Physical verification steps:
- Request a sample for first-piece inspection. For large orders (over 10 units), this is non-negotiable.
- Measure critical dimensions yourself. Focus on mounting holes, shaft diameter, and connector pin pitch. Use a caliper, not a tape measure.
- Compare against the physical old part, not the drawing. The old part might have been a field-modified variant. (Oh, and check if the old part has any shims or spacers—those are often the sign of a mis-match the previous installer worked around.)
Step 3: Confirm the Electrical Compatibility (The Unsexy Step)
I'm not an electrical engineer, so I can't speak to circuit-level design. What I can tell you from a quality perspective is that voltage and amperage mismatches are the most common reason for field failures I see. This gets into power supply territory, which isn't my expertise. I'd recommend consulting with the building's electrical contractor before finalizing the order.
The basics I can verify:
- Check the voltage rating. Kone spare parts typically run on 24V DC or 110V AC. Getting this wrong means either the part won't activate or it will burn out in minutes.
- Look at the coil resistance. For a solenoid valve, this is stamped directly on the coil. If it reads differently than the spec sheet (more than ±10%), flag it.
- Confirm the wiring diagram. Some aftermarket parts use different wire colors. I've had installers wire a part incorrectly because they followed the old part's color code. (Note to self: include a wiring diagram label request in the purchase order.)
Step 4: Request the Material Certificate for Compliance
This is the step most buyers skip. If you're sourcing for a new building that needs LEED certification or specific fire codes, you need material proof.
In 2023, we received a batch of 80 Kone Ecodisc brake pads from a reputable supplier. The brake pad material composition spec said 'high-friction ceramic composite.' In reality, the batch contained a semi-metallic compound that failed our dynamic friction test at the required 0.35 coefficient. The defect ruined our test data for 8,000 simulated cycles in controlled conditions.
Here's what I require now:
- A Certificate of Analysis (CoA) for any raw material or composite part.
- Fire test certification for any plastic or rubber components used within the hoistway.

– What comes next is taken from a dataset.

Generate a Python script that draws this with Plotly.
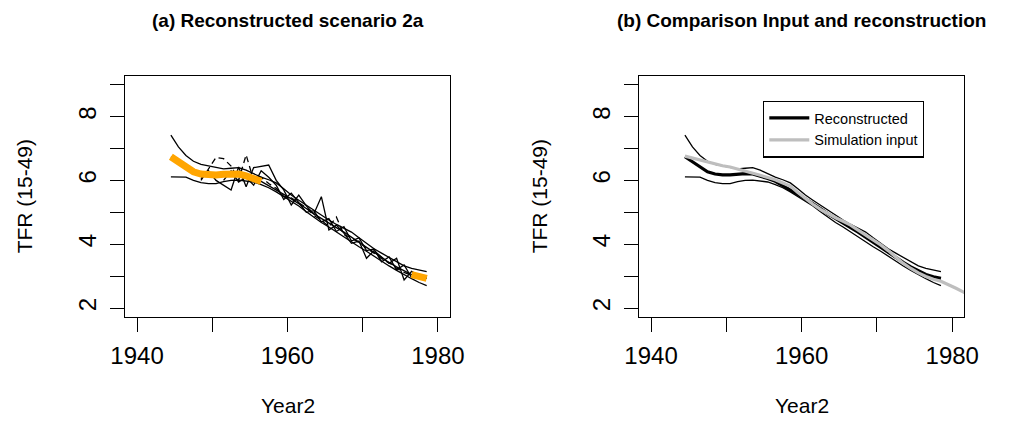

- Environmental compliance documentation (RoHS, REACH) if the project requires it. For Kone spare parts, this is standard for European-sourced OEM parts, but aftermarket suppliers don't always provide it.
Common Mistakes and What to Watch For
I've never fully understood why some vendors consistently ship the wrong voltage parts. My best guess is it comes down to inventory mislabeling at their warehouse. Here are the patterns I've noticed:
- Last-minute substitutions. A vendor says they're out of the exact spec, so they send a 'compatible' alternative without approval. Policy: Require written approval for any specification change.
- Third-party vs. OEM ambiguity. Some parts are made under license but marketed as 'genuine Kone.' If the packaging doesn't have the Kone logo and a QR code, it's third-party. The performance may be identical (we've tested some that were), but on a liability-sensitive installation, you want OEM traceability.
- Over-optimistic lead times. Kone spare parts for older models (like the Kone elevator door from the 1990s) often have a 4-6 week lead time. A vendor quoting 2 weeks is either drop-shipping from a distributor or your parts are not in the first batch. (I really should track the correlation between short quoted lead times and wrong specs.)
A final thought—and this is the hard lesson: the extra 30 minutes you spend on specification verification in Step 2 and Step 3 will save you the 2-week delay of a return. Prices as of this writing are for general reference; always verify current lead times with the supplier before committing to a project deadline.